Leave the pictures out, and retype all of the material exactly as written.

[Begin DATASET CONTENT]

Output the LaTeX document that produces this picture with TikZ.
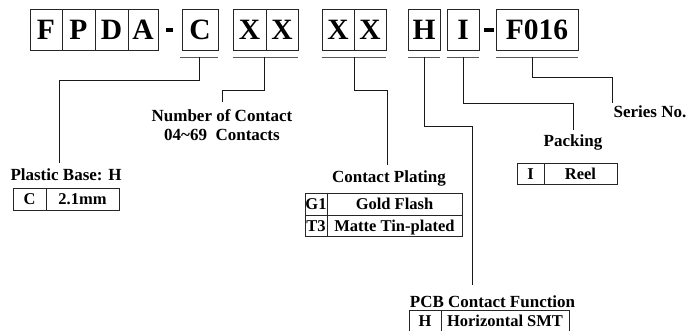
\documentclass[tikz,border=0pt]{standalone}
\usepackage{fontspec}
\setmainfont{Liberation Serif}
\begin{document}
\begin{tikzpicture}[x=1pt,y=-1pt,
  big/.style={draw=black!85, line width=0.8pt, font=\fontsize{29.5}{29.5}\selectfont\bfseries, inner sep=0pt, text height=19.5pt, text depth=0pt, minimum height=41pt},
  lbl/.style={font=\fontsize{17}{18}\selectfont\bfseries, inner sep=0pt},
  cell/.style={draw=black!85, line width=0.8pt, font=\fontsize{16.5}{18}\selectfont\bfseries, inner sep=0pt, text height=11pt, text depth=0pt, minimum height=21.5pt},
  conn/.style={line width=0.8pt, black!90},
  uline/.style={line width=0.8pt, draw=black!65},
  dashbar/.style={fill=black, draw=none}]
\useasboundingbox (0,0) rectangle (689,331);
% top code boxes
\node[big, minimum width=32pt] (bF) at (46,29.5) {F};
\node[big, minimum width=33pt] (bP) at (78.5,29.5) {P};
\node[big, minimum width=33pt] (bD) at (111.5,29.5) {D};
\node[big, minimum width=30pt] (bA) at (143,29.5) {A};
\fill[dashbar] (166,28) rectangle (173,32);
\node[big, minimum width=36pt] (bC) at (200,29.5) {C};
\node[big, minimum width=33pt] (bX1) at (249.5,29.5) {X};
\node[big, minimum width=32pt] (bX2) at (282,29.5) {X};
\node[big, minimum width=32pt] (bX3) at (338,29.5) {X};
\node[big, minimum width=32pt] (bX4) at (370,29.5) {X};
\node[big, minimum width=32pt] (bH) at (424,29.5) {H};
\node[big, minimum width=32pt] (bI) at (463,29.5) {I};
\fill[dashbar] (484,28) rectangle (494,32);
\node[big, minimum width=82pt] (bS) at (537,29.5) {F016};
% underlines
\draw[uline] (180,57) -- (218,57);
\draw[uline] ([yshift=-7pt]bX1.south west) -- ([yshift=-7pt]bX2.south east);
\draw[uline] ([yshift=-7pt]bX3.south west) -- ([yshift=-7pt]bX4.south east);
\draw[uline] ([yshift=-7pt]bH.south west) -- ([yshift=-7pt]bH.south east);
\draw[uline] ([yshift=-7pt]bI.south west) -- ([yshift=-7pt]bI.south east);
\draw[uline] ([yshift=-7pt]bS.south west) -- ([yshift=-7pt]bS.south east);
% labels
\node[lbl] (lbase) at (66,175) {Plastic Base: H};
\node[lbl] (lnum) at (222,116) {Number of Contact};
\node[lbl] (lnum2) at (222,135) {04\textasciitilde 69\ \ Contacts};
\node[lbl] (lplat) at (389,178) {Contact Plating};
\node[lbl] (lpcb) at (492.5,302) {PCB Contact Function};
\node[lbl] (lpack) at (573,142) {Packing};
\node[lbl] (lser) at (650,112) {Series No.};
% tables
\node[cell, minimum width=33pt] (tC) at (29.5,199.5) {C};
\node[cell, minimum width=73pt] (tCv) at (82.5,199.5) {2.1mm};
\node[cell, minimum width=22pt] (tG) at (316,204.5) {G1};
\node[cell, minimum width=135pt] (tGv) at (394.5,204.5) {Gold Flash};
\node[cell, minimum width=22pt] (tT) at (316,226) {T3};
\node[cell, minimum width=135pt] (tTv) at (394.5,226) {Matte Tin-plated};
\node[cell, minimum width=27pt] (tI) at (530.5,174) {I};
\node[cell, minimum width=73pt] (tIv) at (580.5,174) {Reel};
\node[cell, minimum width=32pt] (tH) at (425,321.5) {H};
\node[cell, minimum width=128pt] (tHv) at (505,321.5) {Horizontal SMT};
% connectors
\coordinate (cC) at (199,57);
\coordinate (cX) at (264,57);
\coordinate (cY) at (354,57);
\coordinate (cH) at (424,57);
\coordinate (cI) at (463,57);
\coordinate (cS) at (532,57);
\coordinate (eBase) at (59,163);
\coordinate (eNum) at (222,102);
\coordinate (ePlat) at (387,165);
\coordinate (ePcb) at (472,285);
\coordinate (ePack) at (573,130);
\coordinate (eSer) at (612,103);
\draw[conn] (cC) -- (199,80) -| (eBase);
\draw[conn] (cX) -- (264,90) -| (eNum);
\draw[conn] (cY) -- (354,90) -| (ePlat);
\draw[conn] (cH) -- (424,126) -| (ePcb);
\draw[conn] (cI) -- (463,103) -| (ePack);
\draw[conn] (cS) -- (532,77) -| (eSer);
\end{tikzpicture}
\end{document}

[End DATASET CONTENT]

● RESULT
Output the LaTeX document that produces this picture with TikZ.
\documentclass[tikz,border=0pt]{standalone}
\usepackage{fontspec}
\setmainfont{Liberation Serif}
\begin{document}
\begin{tikzpicture}[x=1pt,y=-1pt,
  big/.style={draw=black!85, line width=0.8pt, font=\fontsize{29.5}{29.5}\selectfont\bfseries, inner sep=0pt, text height=19.5pt, text depth=0pt, minimum height=41pt},
  lbl/.style={font=\fontsize{17}{18}\selectfont\bfseries, inner sep=0pt},
  cell/.style={draw=black!85, line width=0.8pt, font=\fontsize{16.5}{18}\selectfont\bfseries, inner sep=0pt, text height=11pt, text depth=0pt, minimum height=21.5pt},
  conn/.style={line width=0.8pt, black!90},
  uline/.style={line width=0.8pt, draw=black!65},
  dashbar/.style={fill=black, draw=none}]
\useasboundingbox (0,0) rectangle (689,331);
% top code boxes
\node[big, minimum width=32pt] (bF) at (46,29.5) {F};
\node[big, minimum width=33pt] (bP) at (78.5,29.5) {P};
\node[big, minimum width=33pt] (bD) at (111.5,29.5) {D};
\node[big, minimum width=30pt] (bA) at (143,29.5) {A};
\fill[dashbar] (166,28) rectangle (173,32);
\node[big, minimum width=36pt] (bC) at (200,29.5) {C};
\node[big, minimum width=33pt] (bX1) at (249.5,29.5) {X};
\node[big, minimum width=32pt] (bX2) at (282,29.5) {X};
\node[big, minimum width=32pt] (bX3) at (338,29.5) {X};
\node[big, minimum width=32pt] (bX4) at (370,29.5) {X};
\node[big, minimum width=32pt] (bH) at (424,29.5) {H};
\node[big, minimum width=32pt] (bI) at (463,29.5) {I};
\fill[dashbar] (484,28) rectangle (494,32);
\node[big, minimum width=82pt] (bS) at (537,29.5) {F016};
% underlines
\draw[uline] (180,57) -- (218,57);
\draw[uline] ([yshift=-7pt]bX1.south west) -- ([yshift=-7pt]bX2.south east);
\draw[uline] ([yshift=-7pt]bX3.south west) -- ([yshift=-7pt]bX4.south east);
\draw[uline] ([yshift=-7pt]bH.south west) -- ([yshift=-7pt]bH.south east);
\draw[uline] ([yshift=-7pt]bI.south west) -- ([yshift=-7pt]bI.south east);
\draw[uline] ([yshift=-7pt]bS.south west) -- ([yshift=-7pt]bS.south east);
% labels
\node[lbl] (lbase) at (66,175) {Plastic Base: H};
\node[lbl] (lnum) at (222,116) {Number of Contact};
\node[lbl] (lnum2) at (222,135) {04\textasciitilde 69\ \ Contacts};
\node[lbl] (lplat) at (389,178) {Contact Plating};
\node[lbl] (lpcb) at (492.5,302) {PCB Contact Function};
\node[lbl] (lpack) at (573,142) {Packing};
\node[lbl] (lser) at (650,112) {Series No.};
% tables
\node[cell, minimum width=33pt] (tC) at (29.5,199.5) {C};
\node[cell, minimum width=73pt] (tCv) at (82.5,199.5) {2.1mm};
\node[cell, minimum width=22pt] (tG) at (316,204.5) {G1};
\node[cell, minimum width=135pt] (tGv) at (394.5,204.5) {Gold Flash};
\node[cell, minimum width=22pt] (tT) at (316,226) {T3};
\node[cell, minimum width=135pt] (tTv) at (394.5,226) {Matte Tin-plated};
\node[cell, minimum width=27pt] (tI) at (530.5,174) {I};
\node[cell, minimum width=73pt] (tIv) at (580.5,174) {Reel};
\node[cell, minimum width=32pt] (tH) at (425,321.5) {H};
\node[cell, minimum width=128pt] (tHv) at (505,321.5) {Horizontal SMT};
% connectors
\coordinate (cC) at (199,57);
\coordinate (cX) at (264,57);
\coordinate (cY) at (354,57);
\coordinate (cH) at (424,57);
\coordinate (cI) at (463,57);
\coordinate (cS) at (532,57);
\coordinate (eBase) at (59,163);
\coordinate (eNum) at (222,102);
\coordinate (ePlat) at (387,165);
\coordinate (ePcb) at (472,285);
\coordinate (ePack) at (573,130);
\coordinate (eSer) at (612,103);
\draw[conn] (cC) -- (199,80) -| (eBase);
\draw[conn] (cX) -- (264,90) -| (eNum);
\draw[conn] (cY) -- (354,90) -| (ePlat);
\draw[conn] (cH) -- (424,126) -| (ePcb);
\draw[conn] (cI) -- (463,103) -| (ePack);
\draw[conn] (cS) -- (532,77) -| (eSer);
\end{tikzpicture}
\end{document}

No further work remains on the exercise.